Desde Bolaño que no tenía la oportunidad de agradecer la llegada de un escritor de verdad. Lo curioso es que ambos, Bolaño y Lillo, llegaron vía Europa; en ambas vidas aparece un insensato buen ojo de apellido Echevarría; a ambos los publicaron en España antes que en Santiago. Pero Lillo vive en el sur de Chile, en Niebla, nombre que, como un signo, evoca uno de los títulos mayores de Carver. Lillo me gusta, escribe condenadamente bien. Lillo ama a Carver y es un amor correspondido; y además son distintos y eso es mejor. Su línea, que remite al Carver traducido al español, se agradece, ya que no se queda ahí y sitúa la densidad fría —aunque no inmisericorde— de ese tono y esa épica miserable y cotidiana en otra realidad, la de Lillo, la de un escritor que se sabe tal y actúa en consecuencia, provisto de la seriedad y el humor del caso. Lillo es un boxeador de verdad, un guapo, un tipo tierno también (ya dije que es un boxeador de verdad). No se asombra con huevadas. Marcelo Lillo es todo lo que se ha dicho de él, aunque es más. Respira, toma pisco sour, opina, tiene una colt 45 con forma de destino o de desvío, y una casa con ventanas y perro, y rendijas por donde entran y salen cosas. No viene a vender la pomada ni a autovendérsela. Tiene ego, pero un ego que habla desde un oficio serio; tiene ego, y qué bien que lo tenga, pues el ego es necesario cuando sirve al oficio y la rigurosidad. Tiene ego y tiene sobre todo el derecho a tenerlo. Si a eso le añadimos una técnica, un conocimiento rico de los ritmos y quiebres narrativos, una distancia necesaria respecto de sus personajes y una deriva ácida que los habita, en fin, un manejo del relato que nos golpea en pleno mentón y nos deja tomar aire y luego nos vuelve a pegar en cada costilla y cada músculo, entonces estamos hablando de un escritor de verdad.
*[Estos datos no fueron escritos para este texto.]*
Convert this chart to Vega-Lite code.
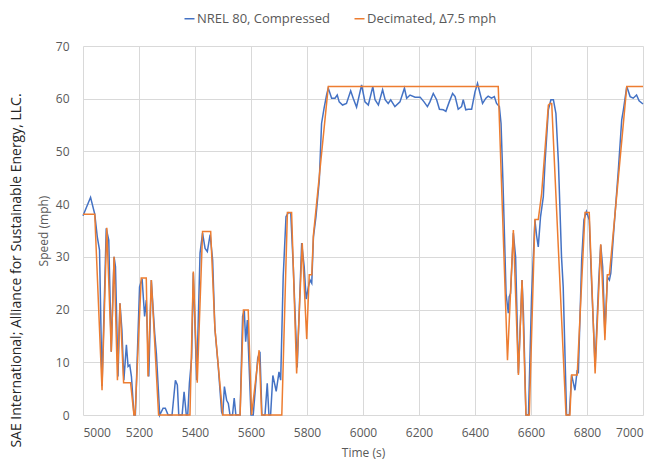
{
  "$schema": "https://vega.github.io/schema/vega-lite/v6.json",
  "autosize": {"type": "none"},
  "width": 560,
  "height": 369,
  "padding": {"left": 83, "top": 46, "right": 23, "bottom": 54},
  "background": "white",
  "title": {
    "text": "SAE International; Alliance for Sustainable Energy, LLC.",
    "orient": "left",
    "anchor": "middle",
    "font": "Open Sans",
    "fontSize": 14,
    "fontWeight": "normal",
    "color": "#262626",
    "offset": 13,
    "dx": -40
  },
  "datasets": {
    "nrel": [
      {"t": 5000, "v": 37.8}, {"t": 5027, "v": 41.3}, {"t": 5042, "v": 38.1}, {"t": 5051, "v": 33.8},
      {"t": 5059, "v": 31.3}, {"t": 5068, "v": 5.5}, {"t": 5083, "v": 35.4}, {"t": 5092, "v": 33.2},
      {"t": 5101, "v": 12}, {"t": 5111, "v": 30}, {"t": 5116, "v": 28.1}, {"t": 5125, "v": 7.3},
      {"t": 5132, "v": 21.2}, {"t": 5139, "v": 16.1}, {"t": 5146, "v": 6.6}, {"t": 5155, "v": 13.3},
      {"t": 5161, "v": 9.2}, {"t": 5167, "v": 9.5}, {"t": 5173, "v": 7.3}, {"t": 5182, "v": 0},
      {"t": 5187, "v": 0}, {"t": 5202, "v": 24.3}, {"t": 5211, "v": 25.9}, {"t": 5220, "v": 18.7},
      {"t": 5226, "v": 21.8}, {"t": 5235, "v": 7.3}, {"t": 5244, "v": 25.6}, {"t": 5256, "v": 15.5},
      {"t": 5262, "v": 11.7}, {"t": 5274, "v": 0}, {"t": 5286, "v": 1.3}, {"t": 5294, "v": 1.3},
      {"t": 5304, "v": 0}, {"t": 5318, "v": 0}, {"t": 5330, "v": 6.6}, {"t": 5337, "v": 5.7},
      {"t": 5342, "v": 0}, {"t": 5354, "v": 0}, {"t": 5361, "v": 4.4}, {"t": 5369, "v": 0},
      {"t": 5374, "v": 0}, {"t": 5380, "v": 6.0}, {"t": 5388, "v": 10.8}, {"t": 5394, "v": 27},
      {"t": 5406, "v": 6.6}, {"t": 5418, "v": 30.7}, {"t": 5427, "v": 34.5}, {"t": 5436, "v": 31.6},
      {"t": 5444, "v": 31}, {"t": 5454, "v": 34.2}, {"t": 5463, "v": 29.4}, {"t": 5471, "v": 16.4},
      {"t": 5483, "v": 9.2}, {"t": 5495, "v": 0.6}, {"t": 5499, "v": 0}, {"t": 5505, "v": 5.4},
      {"t": 5513, "v": 2.8}, {"t": 5519, "v": 2.2}, {"t": 5525, "v": 0}, {"t": 5534, "v": 0},
      {"t": 5540, "v": 3.2}, {"t": 5546, "v": 0}, {"t": 5561, "v": 0}, {"t": 5570, "v": 18.7},
      {"t": 5576, "v": 19.9}, {"t": 5581, "v": 13.9}, {"t": 5587, "v": 18}, {"t": 5600, "v": 0},
      {"t": 5608, "v": 0}, {"t": 5624, "v": 10.8}, {"t": 5632, "v": 12}, {"t": 5639, "v": 0},
      {"t": 5650, "v": 0}, {"t": 5658, "v": 6}, {"t": 5664, "v": 0}, {"t": 5670, "v": 0},
      {"t": 5678, "v": 7.5}, {"t": 5690, "v": 4.5}, {"t": 5700, "v": 8.2}, {"t": 5706, "v": 6.6},
      {"t": 5715, "v": 26.2}, {"t": 5725, "v": 37.6}, {"t": 5733, "v": 38.4}, {"t": 5742, "v": 38.3},
      {"t": 5751, "v": 28.1}, {"t": 5765, "v": 9}, {"t": 5781, "v": 32.6}, {"t": 5790, "v": 28.1},
      {"t": 5797, "v": 22}, {"t": 5805, "v": 24.3}, {"t": 5811, "v": 25.6}, {"t": 5817, "v": 25},
      {"t": 5823, "v": 33.8}, {"t": 5832, "v": 37.6}, {"t": 5844, "v": 44.6}, {"t": 5852, "v": 55.3},
      {"t": 5861, "v": 58.2}, {"t": 5870, "v": 60.7}, {"t": 5876, "v": 62}, {"t": 5888, "v": 60.1},
      {"t": 5900, "v": 60.1}, {"t": 5908, "v": 60.7}, {"t": 5915, "v": 59.4}, {"t": 5927, "v": 58.8},
      {"t": 5941, "v": 59.1}, {"t": 5956, "v": 61.5}, {"t": 5965, "v": 60.1}, {"t": 5977, "v": 58.4},
      {"t": 5995, "v": 62.6}, {"t": 6007, "v": 59.4}, {"t": 6019, "v": 58.8}, {"t": 6035, "v": 62.3},
      {"t": 6043, "v": 59.8}, {"t": 6055, "v": 58.8}, {"t": 6070, "v": 61.7}, {"t": 6079, "v": 59.8},
      {"t": 6090, "v": 59.1}, {"t": 6099, "v": 59.8}, {"t": 6114, "v": 58.5}, {"t": 6132, "v": 59.4},
      {"t": 6148, "v": 62}, {"t": 6156, "v": 60.1}, {"t": 6168, "v": 60.7}, {"t": 6186, "v": 60.3},
      {"t": 6204, "v": 60.3}, {"t": 6218, "v": 59.4}, {"t": 6230, "v": 58.5}, {"t": 6239, "v": 59.4},
      {"t": 6251, "v": 61}, {"t": 6263, "v": 59.8}, {"t": 6273, "v": 58}, {"t": 6287, "v": 57.9},
      {"t": 6296, "v": 57.6}, {"t": 6308, "v": 59.4}, {"t": 6320, "v": 61}, {"t": 6329, "v": 60.4},
      {"t": 6340, "v": 58}, {"t": 6352, "v": 58.5}, {"t": 6358, "v": 59.8}, {"t": 6367, "v": 57.9},
      {"t": 6376, "v": 58}, {"t": 6388, "v": 58}, {"t": 6400, "v": 61.3}, {"t": 6409, "v": 62.9},
      {"t": 6418, "v": 61}, {"t": 6427, "v": 59.1}, {"t": 6439, "v": 60.1}, {"t": 6447, "v": 60.5},
      {"t": 6459, "v": 60.1}, {"t": 6469, "v": 60.4}, {"t": 6477, "v": 59.1}, {"t": 6487, "v": 58.5},
      {"t": 6493, "v": 55.3}, {"t": 6500, "v": 44}, {"t": 6511, "v": 23}, {"t": 6519, "v": 19.3},
      {"t": 6522, "v": 22.4}, {"t": 6527, "v": 23.1}, {"t": 6537, "v": 34.5}, {"t": 6545, "v": 30},
      {"t": 6555, "v": 7.9}, {"t": 6568, "v": 25.6}, {"t": 6573, "v": 19.3}, {"t": 6582, "v": 0},
      {"t": 6591, "v": 0}, {"t": 6602, "v": 22.4}, {"t": 6614, "v": 37}, {"t": 6620, "v": 34},
      {"t": 6626, "v": 31.9}, {"t": 6634, "v": 37.6}, {"t": 6644, "v": 41.4}, {"t": 6650, "v": 47.8},
      {"t": 6662, "v": 57.9}, {"t": 6671, "v": 59.8}, {"t": 6680, "v": 59.8}, {"t": 6689, "v": 57.2},
      {"t": 6698, "v": 47.8}, {"t": 6709, "v": 30}, {"t": 6715, "v": 24.3}, {"t": 6727, "v": 0},
      {"t": 6737, "v": 0}, {"t": 6745, "v": 7.6}, {"t": 6757, "v": 4.7}, {"t": 6765, "v": 8.5},
      {"t": 6769, "v": 7.9}, {"t": 6781, "v": 29.4}, {"t": 6789, "v": 37}, {"t": 6798, "v": 38.6},
      {"t": 6808, "v": 37}, {"t": 6816, "v": 25.6}, {"t": 6829, "v": 9.2}, {"t": 6842, "v": 25.6},
      {"t": 6849, "v": 32.3}, {"t": 6856, "v": 28.1}, {"t": 6864, "v": 15.5}, {"t": 6873, "v": 26.2},
      {"t": 6880, "v": 25.6}, {"t": 6885, "v": 26.9}, {"t": 6895, "v": 34.5}, {"t": 6912, "v": 46.5},
      {"t": 6924, "v": 56}, {"t": 6930, "v": 57.9}, {"t": 6942, "v": 62.3}, {"t": 6954, "v": 60.4},
      {"t": 6965, "v": 60.1}, {"t": 6977, "v": 60.7}, {"t": 6986, "v": 59.6}, {"t": 7000, "v": 59}
    ],
    "decimated": [
      {"t": 5000, "v": 38.1}, {"t": 5042, "v": 38.1}, {"t": 5068, "v": 4.7}, {"t": 5085, "v": 35.5},
      {"t": 5101, "v": 12}, {"t": 5111, "v": 30}, {"t": 5123, "v": 6.6}, {"t": 5132, "v": 21.2},
      {"t": 5145, "v": 6.1}, {"t": 5170, "v": 6.1}, {"t": 5182, "v": 0}, {"t": 5186, "v": 0},
      {"t": 5208, "v": 26}, {"t": 5226, "v": 26}, {"t": 5232, "v": 7.3}, {"t": 5244, "v": 25.6},
      {"t": 5270, "v": 0}, {"t": 5382, "v": 0}, {"t": 5394, "v": 27.2}, {"t": 5408, "v": 6.1},
      {"t": 5427, "v": 34.8}, {"t": 5456, "v": 34.8}, {"t": 5471, "v": 16.5}, {"t": 5499, "v": 0},
      {"t": 5561, "v": 0}, {"t": 5573, "v": 19.9}, {"t": 5590, "v": 19.9}, {"t": 5602, "v": 0},
      {"t": 5629, "v": 12.3}, {"t": 5638, "v": 0}, {"t": 5710, "v": 0}, {"t": 5730, "v": 38.4},
      {"t": 5745, "v": 38.4}, {"t": 5763, "v": 7.9}, {"t": 5783, "v": 32.6}, {"t": 5799, "v": 14.4},
      {"t": 5808, "v": 26.6}, {"t": 5817, "v": 26.6}, {"t": 5823, "v": 34.2}, {"t": 5876, "v": 62.3},
      {"t": 6483, "v": 62.3}, {"t": 6516, "v": 10.4}, {"t": 6537, "v": 35.1}, {"t": 6555, "v": 7.6},
      {"t": 6568, "v": 25.6}, {"t": 6582, "v": 0}, {"t": 6594, "v": 0}, {"t": 6614, "v": 37.1},
      {"t": 6626, "v": 37.1}, {"t": 6638, "v": 42}, {"t": 6662, "v": 58.8}, {"t": 6668, "v": 59.1},
      {"t": 6674, "v": 59.1}, {"t": 6725, "v": 0}, {"t": 6739, "v": 0}, {"t": 6745, "v": 7.6},
      {"t": 6765, "v": 7.6}, {"t": 6793, "v": 38.4}, {"t": 6808, "v": 38.4}, {"t": 6829, "v": 7.9},
      {"t": 6849, "v": 32.4}, {"t": 6864, "v": 14.2}, {"t": 6873, "v": 26.6}, {"t": 6880, "v": 26.6},
      {"t": 6942, "v": 62.3}, {"t": 7000, "v": 62.3}
    ]
  },
  "encoding": {
    "x": {
      "field": "t", "type": "quantitative",
      "scale": {"domain": [5000, 7000], "nice": false},
      "axis": {
        "title": "Time (s)",
        "values": [5000, 5200, 5400, 5600, 5800, 6000, 6200, 6400, 6600, 6800, 7000],
        "format": "d"
      }
    },
    "y": {
      "field": "v", "type": "quantitative",
      "scale": {"domain": [0, 70], "nice": false},
      "axis": {
        "title": "Speed (mph)",
        "values": [0, 10, 20, 30, 40, 50, 60, 70]
      }
    },
    "color": {
      "scale": {
        "domain": ["NREL 80, Compressed", "Decimated, Δ7.5 mph"],
        "range": ["#4472C4", "#ED7D31"]
      },
      "legend": {
        "title": null,
        "orient": "none",
        "direction": "horizontal",
        "legendX": 100,
        "legendY": -34,
        "symbolType": "stroke",
        "symbolSize": 100,
        "symbolStrokeWidth": 1.5,
        "labelFont": "Open Sans",
        "labelFontSize": 13,
        "labelColor": "#595959",
        "labelOffset": 1,
        "columnPadding": 20
      }
    }
  },
  "layer": [
    {
      "data": {"name": "nrel"},
      "mark": {"type": "line", "strokeWidth": 1.5},
      "encoding": {"color": {"datum": "NREL 80, Compressed"}}
    },
    {
      "data": {"name": "decimated"},
      "mark": {"type": "line", "strokeWidth": 1.5},
      "encoding": {"color": {"datum": "Decimated, Δ7.5 mph"}}
    }
  ],
  "config": {
    "view": {"stroke": null},
    "axis": {
      "labelFont": "Open Sans",
      "titleFont": "Open Sans",
      "labelFontSize": 12,
      "titleFontSize": 12,
      "titleFontWeight": "normal",
      "labelColor": "#595959",
      "titleColor": "#595959",
      "gridColor": "#d9d9d9",
      "gridWidth": 1,
      "domain": false,
      "ticks": false
    },
    "axisX": {"labelPadding": 12, "titlePadding": 9},
    "axisY": {"labelPadding": 14, "titlePadding": 5}
  }
}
Marcelo Lillo ha publicado El Fumador y otros relatos, y ahora, este mes, Gente que Baila Sola, su segunda colección de cuentos. Ya vendrá su primera novela, al parecer el año que viene. No sé si habrá Marcelo Lillo para rato —pues uno ni siquiera sabe si habrá mundo o habrá ganas de estar en el mundo por mucho rato—, pero sí sé que ahora hay Marcelo Lillo y es algo que agradezco, que agradezco de verdad.